URL:http://swanson.github.com/blog/2013/01/20/worst-bug-ever.html
Some bugs are the worst because they cost money. Some because they cost lives.
Others would cite bugs buried deep in a framework or hardware as “the worst”.
For me, the worst kind of bugs are those where the solution, in hindsight, seemed so obvious. You end up more frustrated with the bug after knowing the fix.
I encountered my worst bug during a summer internship after my sophomore year of school. I was helping a research team at Purdue write simulation tools for nanophotonics — I say this not to sound like I was some kind of genius, but to highlight that I was in over my head in a very unfamiliar domain.
A group of research scientists and grad students would work out the math needed to simulate the performance of different nano-scale lenses and I was responsible for wrapping the computations in a web interface and plotting the results.
The team had an existing set of MATLAB scripts that they used internally, but these scripts were hard to modify and distribute. But, on the bright side, I could hook into the MATLAB scripts and leverage their existing work.
When I finally got everything wired up and started comparing the results of a few test cases, they didn’t match. I did my best to debug the MATLAB script, but the math was outside of my comprehension (optics theorems, higher order integrals, and complex numbers). And when I ran the simulation with the same inputs in the stand-alone script, I would get the correct results. Hmm.

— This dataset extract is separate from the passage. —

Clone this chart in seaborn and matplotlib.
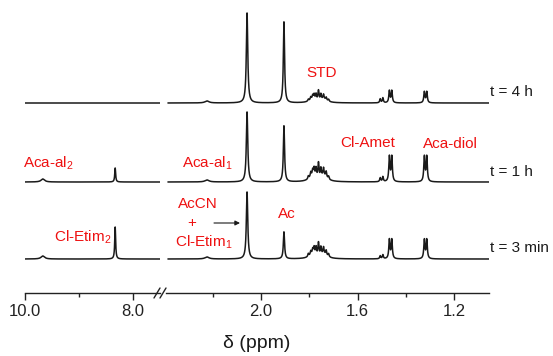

The web interface was built on a proprietary framework — it could leverage an entire grid computing cluster as the backend, but wasn’t exactly something that StackOverflow could help with.
After about of week of stepping through the code line by line (even verifying some of the calculations by hand), I finally isolated the section of code where the results diverged.

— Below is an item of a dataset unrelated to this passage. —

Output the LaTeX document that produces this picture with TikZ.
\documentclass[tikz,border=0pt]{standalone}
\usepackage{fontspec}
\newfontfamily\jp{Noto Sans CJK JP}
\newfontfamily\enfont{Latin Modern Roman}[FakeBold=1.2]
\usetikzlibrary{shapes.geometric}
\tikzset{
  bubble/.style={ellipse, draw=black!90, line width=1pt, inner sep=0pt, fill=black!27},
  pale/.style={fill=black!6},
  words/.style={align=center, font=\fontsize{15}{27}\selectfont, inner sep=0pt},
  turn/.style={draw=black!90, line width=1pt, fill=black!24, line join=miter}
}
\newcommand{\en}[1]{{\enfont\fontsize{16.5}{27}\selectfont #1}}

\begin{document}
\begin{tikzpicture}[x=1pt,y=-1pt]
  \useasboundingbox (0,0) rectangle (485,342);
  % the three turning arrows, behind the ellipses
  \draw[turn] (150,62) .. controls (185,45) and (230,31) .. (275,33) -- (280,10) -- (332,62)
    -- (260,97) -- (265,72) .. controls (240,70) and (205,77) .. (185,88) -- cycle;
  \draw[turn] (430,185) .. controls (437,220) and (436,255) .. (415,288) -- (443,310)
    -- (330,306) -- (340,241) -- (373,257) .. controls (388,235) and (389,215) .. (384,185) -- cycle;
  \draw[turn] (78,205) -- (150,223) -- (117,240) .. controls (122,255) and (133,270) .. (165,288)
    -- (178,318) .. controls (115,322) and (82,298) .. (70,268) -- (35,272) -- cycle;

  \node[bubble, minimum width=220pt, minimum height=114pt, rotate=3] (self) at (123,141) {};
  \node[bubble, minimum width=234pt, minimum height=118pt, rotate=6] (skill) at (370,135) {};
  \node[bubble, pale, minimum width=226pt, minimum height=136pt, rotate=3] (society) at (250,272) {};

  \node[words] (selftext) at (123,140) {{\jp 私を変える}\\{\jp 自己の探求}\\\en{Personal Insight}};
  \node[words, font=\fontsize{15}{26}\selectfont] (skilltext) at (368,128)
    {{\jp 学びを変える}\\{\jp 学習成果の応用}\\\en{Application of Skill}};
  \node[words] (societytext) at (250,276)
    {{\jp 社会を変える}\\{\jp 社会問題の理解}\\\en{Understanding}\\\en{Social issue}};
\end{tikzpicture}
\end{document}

for i=1:length(LensLayers)
d[i] = compute_diffraction_at_wavelength(LensLayers[i], WAVELENGTH)
end
It seemed pretty innocuous; loop over an array, perform a calculation on each element, store the result in another array.
Do you see the bug?
Remember when I said there were some PhD-level computations being done? Most of them dealt with complex numbers, which are natively support in MATLAB like so:
x = 2 + 3*i
Figure it out yet?
I was using i
as my loop index, but as a side-effect the imaginary constant i
in MATLAB was getting overwritten! So 2 + 3*i
was evaluating to 5
for the first iteration, 8
for the second, etc. Sigh.
Changing the loop variable name immediately fixed the problem and the results became correct (an alternate solution is to use 3i
instead of 3*i
).
To this day, I’ve never run across another bug with such a frustratingly obvious solution.
It may have taken three weeks to solve, but at least I got a good “Worst. Bug. Ever.” story out of it.